Common Mistakes in Swing Trading
Even experienced traders can fall into predictable traps.
- Entering trades without clear confirmation
- Ignoring broader market trends
- Moving stop-loss levels emotionally
- Overtrading during consolidation phases
- Letting winners turn into losers
Consistency depends on discipline, not prediction.
Final Thoughts
Swing trading in the cryptocurrency market offers a balanced strategy that blends opportunity with manageability. It capitalizes on price momentum while avoiding the intensity of intraday trading.
However, success depends on structured planning, technical understanding, and disciplined risk control. Crypto’s volatility can create opportunity—but only for traders who respect its risks.
A well-defined strategy, patience, and capital preservation remain the foundation of long-term performance.
FAQ: Swing Trading in the Cryptocurrency Market
1. How long does a typical swing trade last in crypto?
Most swing trades last from several days to a few weeks, depending on market conditions and the trader’s strategy.
2. Is swing trading suitable for beginners?

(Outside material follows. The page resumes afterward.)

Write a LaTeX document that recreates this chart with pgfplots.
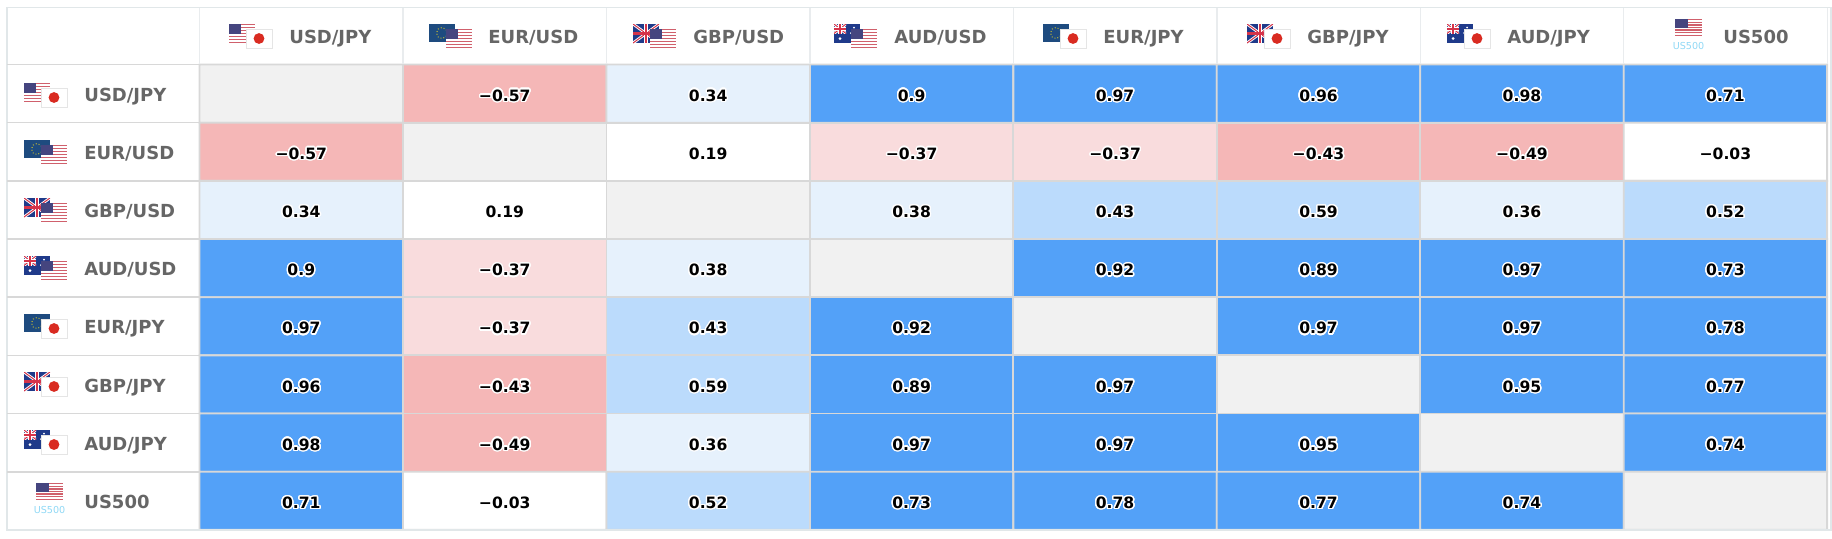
\documentclass[border=0pt]{standalone}
\usepackage{fontspec}
\setmainfont{DejaVu Sans}
\usepackage{pgfplots}
\usepackage{pgfplotstable}
\usepackage{contour}
\pgfplotsset{compat=1.18}
\contourlength{0.7pt}
\contournumber{24}

\definecolor{labelInk}{HTML}{666666}
\definecolor{cellLine}{HTML}{D8D8D8}
\definecolor{frameLine}{HTML}{E1E7E9}
\definecolor{headLine}{HTML}{E9ECEE}
\definecolor{usRed}{HTML}{D0606C}
\definecolor{usBlue}{HTML}{45457F}
\definecolor{jpRed}{HTML}{D92B21}
\definecolor{euBlue}{HTML}{1E4B7F}
\definecolor{ukBlue}{HTML}{1F3A8A}
\definecolor{ukRed}{HTML}{D5344A}
\definecolor{tagBlue}{HTML}{8FD8F5}

% x y correlation label (diagonal = 1, no label)
\pgfplotstableread{
x y r s
0 0 1 {}
1 0 -0.57 −0.57
2 0 0.34 0.34
3 0 0.9 0.9
4 0 0.97 0.97
5 0 0.96 0.96
6 0 0.98 0.98
7 0 0.71 0.71
0 1 -0.57 −0.57
1 1 1 {}
2 1 0.19 0.19
3 1 -0.37 −0.37
4 1 -0.37 −0.37
5 1 -0.43 −0.43
6 1 -0.49 −0.49
7 1 -0.03 −0.03
0 2 0.34 0.34
1 2 0.19 0.19
2 2 1 {}
3 2 0.38 0.38
4 2 0.43 0.43
5 2 0.59 0.59
6 2 0.36 0.36
7 2 0.52 0.52
0 3 0.9 0.9
1 3 -0.37 −0.37
2 3 0.38 0.38
3 3 1 {}
4 3 0.92 0.92
5 3 0.89 0.89
6 3 0.97 0.97
7 3 0.73 0.73
0 4 0.97 0.97
1 4 -0.37 −0.37
2 4 0.43 0.43
3 4 0.92 0.92
4 4 1 {}
5 4 0.97 0.97
6 4 0.97 0.97
7 4 0.78 0.78
0 5 0.96 0.96
1 5 -0.43 −0.43
2 5 0.59 0.59
3 5 0.89 0.89
4 5 0.97 0.97
5 5 1 {}
6 5 0.95 0.95
7 5 0.77 0.77
0 6 0.98 0.98
1 6 -0.49 −0.49
2 6 0.36 0.36
3 6 0.97 0.97
4 6 0.97 0.97
5 6 0.95 0.95
6 6 1 {}
7 6 0.74 0.74
0 7 0.71 0.71
1 7 -0.03 −0.03
2 7 0.52 0.52
3 7 0.73 0.73
4 7 0.78 0.78
5 7 0.77 0.77
6 7 0.74 0.74
7 7 1 {}
}\corrtable

% flags, drawn in pixel units from their top left corner
\newcommand{\flagUS}[2]{\begin{scope}[shift={(#1,#2)}]
  \fill[white] (0,0) rectangle (26,19);
  \foreach \k in {0,2,...,12} \fill[usRed] (0,{\k*19/13}) rectangle (26,{(\k+1)*19/13});
  \fill[usBlue] (0,0) rectangle (12,10.2);
\end{scope}}
\newcommand{\flagJP}[2]{\begin{scope}[shift={(#1,#2)}]
  \filldraw[draw=black!10,fill=white,line width=0.5pt] (0,0) rectangle (26,19);
  \fill[jpRed] (13,9.5) circle[radius=5.4];
\end{scope}}
\newcommand{\flagEU}[2]{\begin{scope}[shift={(#1,#2)}]
  \fill[euBlue] (0,0) rectangle (26,18);
  \draw[yellow!70!black,densely dotted,line width=0.5pt] (13,9) circle[radius=5.5];
\end{scope}}
\newcommand{\jack}[2]{% union jack of size #1 x #2
  \fill[ukBlue] (0,0) rectangle (#1,#2);
  \draw[white,line width=1.4pt] (0,0) -- (#1,#2) (0,#2) -- (#1,0);
  \draw[ukRed,line width=0.5pt] (0,0) -- (#1,#2) (0,#2) -- (#1,0);
  \draw[white,line width=1.9pt] ({#1/2},0) -- ({#1/2},#2) (0,{#2/2}) -- (#1,{#2/2});
  \draw[ukRed,line width=1.1pt] ({#1/2},0) -- ({#1/2},#2) (0,{#2/2}) -- (#1,{#2/2});}
\newcommand{\flagUK}[2]{\begin{scope}[shift={(#1,#2)}]
  \begin{scope}
    \clip (0,0) rectangle (26,19);
    \jack{26}{19}
  \end{scope}
\end{scope}}
\newcommand{\flagAU}[2]{\begin{scope}[shift={(#1,#2)}]
  \fill[ukBlue] (0,0) rectangle (26,19);
  \begin{scope}
    \clip (0,0) rectangle (12,9.5);
    \jack{12}{9.5}
  \end{scope}
  \fill[white] (6,14.5) circle[radius=1.5] (20,3.5) circle[radius=1] (23,8) circle[radius=1]
    (17,9) circle[radius=1] (20,15) circle[radius=1];
\end{scope}}
\newcommand{\tagUS}[2]{\begin{scope}[shift={(#1,#2)}]
  \fill[white] (0,0) rectangle (27,17);
  \foreach \k in {0,2,...,12} \fill[usRed] (0,{\k*17/13}) rectangle (27,{(\k+1)*17/13});
  \fill[usBlue] (0,0) rectangle (13,9);
  \node[font=\fontsize{4.8}{6}\selectfont,text=tagBlue,inner sep=0pt] at (13.5,27) {US500};
\end{scope}}

\begin{document}
\begin{tikzpicture}
  \useasboundingbox (0,0) rectangle (916pt,-269pt);
  \begin{axis}[
    at={(0,0)}, anchor=north west,
    scale only axis,
    width=916pt, height=269pt,
    hide axis,
    clip=false,
    xmin=-1.481, xmax=7.524,
    ymin=-1.609, ymax=7.640,
    y dir=reverse,
    colormap={corr}{
      rgb255=(245,183,183)
      rgb255=(249,220,221)
      rgb255=(255,255,255)
      rgb255=(255,255,255)
      rgb255=(230,241,252)
      rgb255=(187,219,252)
      rgb255=(83,161,248)
      rgb255=(83,161,248)
      rgb255=(241,241,241)
    },
    colormap access=piecewise constant,
    point meta min=-0.6, point meta max=1.2
  ]
    \addplot[matrix plot, mesh/cols=8, point meta=explicit, draw=cellLine, line width=0.9pt]
      table[x=x, y=y, meta=r] {\corrtable};
    \addplot[draw=none, mark=none, point meta=explicit symbolic,
      nodes near coords={\contour{white}{\pgfplotspointmeta}},
      every node near coord/.append style={
        anchor=base, yshift=-3.8pt, inner sep=0pt, text=black,
        font=\fontsize{7.8}{10}\selectfont\bfseries}]
      table[x=x, y=y, meta=s] {\corrtable};
  \end{axis}
  \begin{scope}[x=0.5pt, y=-0.5pt,
      lbl/.style={anchor=base west, inner sep=0pt, text=labelInk,
        font=\fontsize{9}{11}\selectfont\bfseries}]
    % frame and lines of the header row and label column
    \draw[frameLine, line width=0.7pt] (7,7.5) -- (1831,7.5) -- (1831,530) -- (7,530) -- cycle;
    \foreach \i in {0,...,8} \draw[headLine, line width=0.7pt] ({199.6+203.45*\i},8) -- ({199.6+203.45*\i},64);
    \foreach \j in {0,...,7} \draw[cellLine, line width=0.8pt] (7,{64.5+58.17*\j}) -- (199.6,{64.5+58.17*\j});
    % header labels
    \node[lbl] at (289,43) {USD/JPY};
    \node[lbl] at (488,43) {EUR/USD};
    \node[lbl] at (693,43) {GBP/USD};
    \node[lbl] at (894,43) {AUD/USD};
    \node[lbl] at (1103,43) {EUR/JPY};
    \node[lbl] at (1307,43) {GBP/JPY};
    \node[lbl] at (1507,43) {AUD/JPY};
    \node[lbl] at (1723,43) {US500};
    \flagUS{229}{24}\flagJP{246}{29}
    \flagEU{429}{24}\flagUS{446}{29}
    \flagUK{633}{24}\flagUS{650}{29}
    \flagAU{834}{24}\flagUS{851}{29}
    \flagEU{1043}{24}\flagJP{1060}{29}
    \flagUK{1247}{24}\flagJP{1264}{29}
    \flagAU{1447}{24}\flagJP{1464}{29}
    \tagUS{1675}{19}
    % row labels
    \node[lbl] at (84,101) {USD/JPY};
    \node[lbl] at (84,159) {EUR/USD};
    \node[lbl] at (84,217) {GBP/USD};
    \node[lbl] at (84,275) {AUD/USD};
    \node[lbl] at (84,333) {EUR/JPY};
    \node[lbl] at (84,392) {GBP/JPY};
    \node[lbl] at (84,450) {AUD/JPY};
    \node[lbl] at (84,508) {US500};
    \flagUS{24}{83}\flagJP{41}{88}
    \flagEU{24}{140}\flagUS{41}{145}
    \flagUK{24}{198}\flagUS{41}{203}
    \flagAU{24}{256}\flagUS{41}{261}
    \flagEU{24}{314}\flagJP{41}{319}
    \flagUK{24}{372}\flagJP{41}{377}
    \flagAU{24}{430}\flagJP{41}{435}
    \tagUS{36}{483}
  \end{scope}
\end{tikzpicture}
\end{document}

It can be, provided beginners first learn basic chart analysis and risk management principles before committing real capital.
3. Do swing traders use leverage?
Some do, but many prefer low or no leverage to reduce liquidation risk and portfolio volatility.
4. What timeframe is best for swing trading crypto?
The 4-hour and daily charts are commonly used, with higher timeframes providing broader trend context.
5. Can swing trading work in a bear market?
Yes. Traders can profit from both upward and downward swings if short-selling tools are available.
6. How many trades do swing traders take per month?
It varies, but typically fewer than day traders—often between 5 and 20 trades depending on market activity.
7. Is fundamental analysis important for swing trading?
While technical analysis is primary, major news events and macro trends can influence short-term price movements and should not be ignored.